Emma Wardell returned for a second time as a JAS student. See her brief bio below. Her first event, Newsprint, was a collaborative arts event which was an evening for discussion and creative response to the news. In a second event Emma, interested in the art of self-expression, explored the intersection of art and mental health and assisted people in reflecting on how one presents one’s self in the world. Her work included a forum and circle conversation with art exploring how individuals’ mental health relates to a response to media stories. She published a magazine with anonymous submissions of poetry and writing about mental health.


Again in 2016-2017 two students at Dalhousie planned social, justice, and environmental projects for the Dalhousie community and for the city. Christen Kong, an International Development and Sustainability student, minored in Social Anthropology at Dalhousie. She attended her first storytelling session in Whitehorse in the Yukon and witnessed the incredible power of stories to gather and connect people. She began Talking Heads, an on-campus storytelling forum for students and has expanded story sharing into podcasts. Her podcasts available here present stories on the themes of success, childhood dreams, risks and regrets, etc. She believes that everyone has something valuable to say and should take ownership of their own story. We want to hear the ways in which people see and experience the things around them. She likes these words of Wayne Dyer: “When you change the way you look at things, the things you look at change.” 

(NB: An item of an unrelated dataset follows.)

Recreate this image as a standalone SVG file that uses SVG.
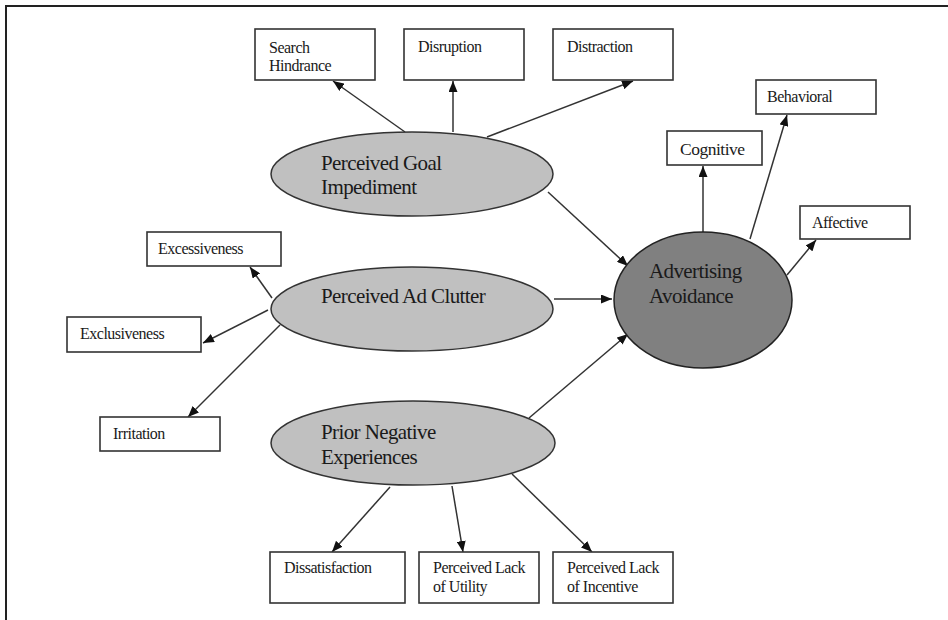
<svg xmlns="http://www.w3.org/2000/svg" width="948" height="620" viewBox="0 0 948 620">
<defs>
<marker id="arr" markerWidth="11" markerHeight="9" refX="11" refY="4.5" orient="auto" markerUnits="userSpaceOnUse">
<path d="M0,0 L11,4.5 L0,9 Z" fill="#111"/>
</marker>
<style>
.box{fill:#fff;stroke:#333;stroke-width:1.6}
.t{font-family:'Liberation Serif','DejaVu Serif',serif;font-size:16px;letter-spacing:-0.5px;fill:#1a1a1a}
.big{font-family:'Liberation Serif','DejaVu Serif',serif;font-size:21px;letter-spacing:-0.6px;fill:#1a1a1a}
.ell{fill:#c0c0c0;stroke:#333;stroke-width:1.5}
.dark{fill:#808080;stroke:#222;stroke-width:1.5}
.c line{stroke:#333;stroke-width:1.5;marker-end:url(#arr)}
</style>
</defs>
<rect width="948" height="620" fill="#fff"/>
<g id="frame" stroke="#222" stroke-width="2">
<line x1="5" y1="6" x2="948" y2="6"/>
<line x1="6" y1="5" x2="6" y2="620"/>
</g>
<g class="c" id="connectors">
<line x1="405" y1="132" x2="333" y2="81"/>
<line x1="453" y1="132" x2="453" y2="81"/>
<line x1="487" y1="137" x2="633" y2="81"/>
<line x1="548" y1="192" x2="628" y2="266"/>
<line x1="703" y1="232" x2="703" y2="166"/>
<line x1="750" y1="239" x2="787" y2="115"/>
<line x1="787" y1="275" x2="816" y2="240"/>
<line x1="554" y1="299" x2="612" y2="299"/>
<line x1="272" y1="298" x2="250" y2="267"/>
<line x1="268" y1="310" x2="203" y2="343"/>
<line x1="280" y1="325" x2="188" y2="417"/>
<line x1="529" y1="418" x2="628" y2="334"/>
<line x1="390" y1="487" x2="332" y2="552"/>
<line x1="452" y1="486" x2="463" y2="552"/>
<line x1="512" y1="474" x2="592" y2="552"/>
</g>
<g id="search-hindrance"><rect class="box" x="255" y="29" width="120" height="51"/><text class="t" x="269" y="53">Search</text><text class="t" x="269" y="71">Hindrance</text></g>
<g id="disruption"><rect class="box" x="404" y="29" width="120" height="51"/><text class="t" x="418" y="52">Disruption</text></g>
<g id="distraction"><rect class="box" x="553" y="29" width="120" height="51"/><text class="t" x="567" y="52">Distraction</text></g>
<g id="behavioral"><rect class="box" x="756" y="80" width="120" height="34"/><text class="t" x="767" y="102">Behavioral</text></g>
<g id="cognitive"><rect class="box" x="667" y="131" width="95" height="34"/><text class="t" x="680" y="155" style="font-size:17.5px">Cognitive</text></g>
<g id="affective"><rect class="box" x="800" y="206" width="110" height="33"/><text class="t" x="812" y="228">Affective</text></g>
<g id="excessiveness"><rect class="box" x="147" y="232" width="134" height="34"/><text class="t" x="158" y="254">Excessiveness</text></g>
<g id="exclusiveness"><rect class="box" x="67" y="317" width="134" height="35"/><text class="t" x="80" y="339">Exclusiveness</text></g>
<g id="irritation"><rect class="box" x="100" y="417" width="120" height="34"/><text class="t" x="113" y="439">Irritation</text></g>
<g id="dissatisfaction"><rect class="box" x="270" y="552" width="135" height="51"/><text class="t" x="284" y="573">Dissatisfaction</text></g>
<g id="lack-utility"><rect class="box" x="419" y="552" width="120" height="51"/><text class="t" x="433" y="573">Perceived Lack</text><text class="t" x="433" y="592">of Utility</text></g>
<g id="lack-incentive"><rect class="box" x="553" y="552" width="120" height="51"/><text class="t" x="567" y="573">Perceived Lack</text><text class="t" x="567" y="592">of Incentive</text></g>
<g id="goal-impediment"><ellipse class="ell" cx="412" cy="174" rx="141" ry="42"/><text class="big" x="321" y="170">Perceived Goal</text><text class="big" x="321" y="194">Impediment</text></g>
<g id="ad-clutter"><ellipse class="ell" cx="412" cy="309" rx="141" ry="42"/><text class="big" x="321" y="303">Perceived Ad Clutter</text></g>
<g id="prior-negative"><ellipse class="ell" cx="413" cy="443" rx="142" ry="42"/><text class="big" x="321" y="439">Prior Negative</text><text class="big" x="321" y="464">Experiences</text></g>
<g id="advertising-avoidance"><ellipse class="dark" cx="703" cy="300" rx="89" ry="68"/><text class="big" x="649" y="278">Advertising</text><text class="big" x="649" y="303">Avoidance</text></g>
</svg>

Siobhan Takala was a junior year of Sustainability and Environmental Science at Dalhousie University when she was a JAS student. She has a passion for exploring the world to learn about other cultures and environments. After traveling to many countries and with her interest in sustainability, she explored the social and environmental impacts of volunteering abroad or what has become known as "voluntourism." She hosted a film screening of the documentary Gringo Trails, preceded by comments by Dr. John Campbell of the IDS Department, followed by an engaging conversion with the forty who attended, and created a resource for attendees to help them think critically about the impact they may have in future travels.


A presentation in the fall was offered by a number of Dalhousie and King's College students who were part of IDEAS, a student society inspired by International Development Studies. That society seeks to promote education and awareness regarding issues of poverty, development, and social justice. The team included Katelyn Maher and Cassandra Hinchlifee as well as others. IDEAS spearheaded a two-part series focused on the 16 Days of Acrtivism Against Gender Violence in November and December. The first event had an educational component with a film screening of Girl Rising with a follow up group discussion. A complementary event was a Self-Care Workshop which focused on taking care of oneself and loved ones.